Extreme Making: Expansive Methods and Critical Themesin Design Doctoral Research and Education

Hub: The Glasgow School of Art 167 Renfrew Street Glasgow G3 6RQ


 

City host: Glasgow – in partnership with Edinburgh College of Art

Venue: The Glasgow School of Art

Date: Friday, 20 October 2023

This conference hub explores the present and future possibilities of doctoral research and education in design through creative practice research, located in making and materials, critical theory and history, and by identifying ways in which new knowledge emerges in studio-based inquiry. We use the term ‘extreme making’ to suggest the breadth of practices in design, from established craft skills and techniques, through to smart technologies and materials, artificial intelligence, virtual reality and systems design. As new technologies of making generate new forms of practice, we recognise a related expansion of methods associated with design research and intrinsic to doctoral research. This ‘methodological pluralism’ (Borgdoff, 2019) presents the field with exciting possibilities. At the same time, critical themes in doctoral design research and education have intensified over the past twenty-five years to encompass climate injustice, identity politics, sustainable, cyclical, and slow-growth economics, and human and more-than-human relationships.

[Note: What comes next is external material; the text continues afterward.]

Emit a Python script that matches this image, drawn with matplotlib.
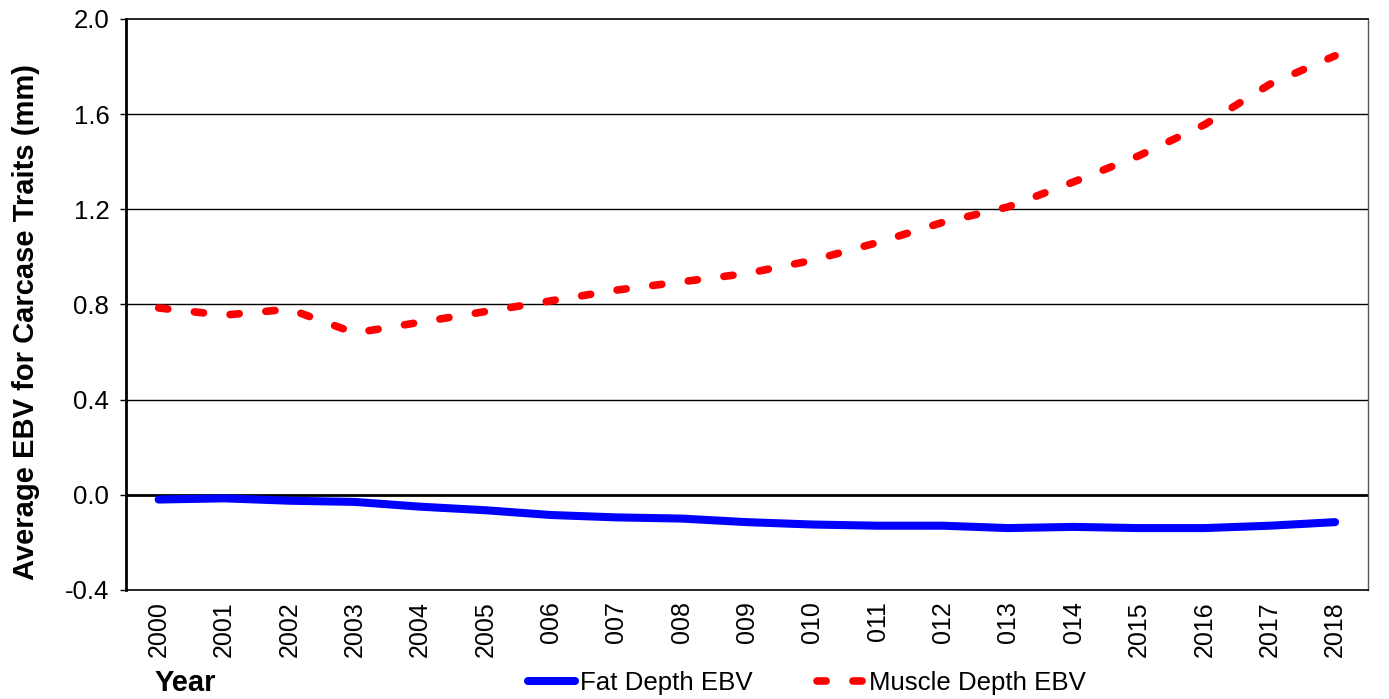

We also recognise that new articulations of worldviews, such as New Materialism, combined with practice research, impact the normative forms of doctoral submission, examination, and claims to contribute to knowledge. If, as Rosie Braidotti has surmised, we are facing a whole ‘new paradigm’ in critical theory, we want to discover how doctoral research and education might best use theoretical knowledge attached to design histories, particularly in critical and speculative design. Conversely, in what ways are doctoral candidates in design framing futuring and world-making as research?

These themes are key to the practice and quality of doctoral research in design yet pose a particular set of challenges and opportunities for supervisors and candidates. Therefore, we invite delegates to join us in exploring the lively and diverse possibilities of doctoral research and education in design, and welcome submissions from doctoral students, early career researchers, supervisors, and senior researchers.


 

Themes of enquiry/questions:

• Theoretical knowledge of design and its histories as embedded in doctoral research and education

• New craft methods emerging in design research and education, for example, through digital and post-digital crafts

• ‘Extreme making’ in design research as a response to present-day challenges? For example, of limited resources, slow-growth economics, and sustainable goals

• The challenges and opportunities of ontological design in doctoral education

• Design research and education as creative practice in and beyond the studio: partnerships and participation

• ‘Extreme making’ as ethics: care, ecology, multi-species interactions

• Methods of doctoral design research and education through materials; expertise, material knowledge.